# Meet-ups in the GTA



## DanD (Nov 22, 2010)

Hi,
We have a one year old vizsla and live in North York. Does anyone know of any upcoming meet-ups around the GTA?
Thanks,
Dan


----------



## Crazy Kian (Aug 10, 2009)

Dan, 
Send me a pm with your name and email address and I will add you to the list.
We just had one on Saturday.


----------



## clover (Jul 5, 2010)

We're getting our puppy in a few weeks and although I suppose we won't be able to technically join the group until sometime next year we would love to be put on the list at some point since we live in downtown Toronto! Where do you guys meet up?


----------



## treetops1974 (Jan 10, 2009)

Hi clover - glad to have another V join the group. What started as 2, has now grown to 15+ 

We typically meet at the York Regional Forests in Aurora (York or Hall Tracts). To mix things up we've gone to the Forks of the Credit in Caledon ... and there are a few that live in the city and get together at local parks.

Just send Krazy Kian your e-mail address and he will loop you into any invites.

Looking fwd to meeting another GTA V.

G


----------



## clover (Jul 5, 2010)

Yay! Well it will be good to meet with other V owners both for the puppy (and for us  )

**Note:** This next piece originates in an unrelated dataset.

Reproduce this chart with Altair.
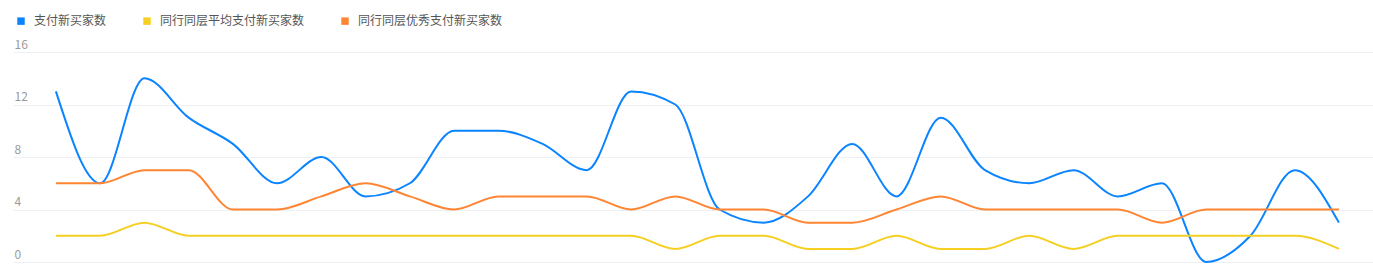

Probably will be a while until we actually meet up since we don't even get her until the 26th but it's something to look forward to in the new year.


----------



## KashagLake (Sep 27, 2010)

Hey guys!

Was wondering if i could get some info on the play dates? We are from up north but have family down tdot way.. would love for Holly to have some playmates!


----------



## Moose (Oct 2, 2010)

hey everyone- Moose would love to see his friends! Anyone planning on getting together anytime soon? I can't join as I'm weeks away from having our newest addition- but my husband [and kids] would love to get out with the Mutt.


----------



## Macaroni (Jan 19, 2011)

Mac would be down if we're around! But going on vacation next week for 10 days.


----------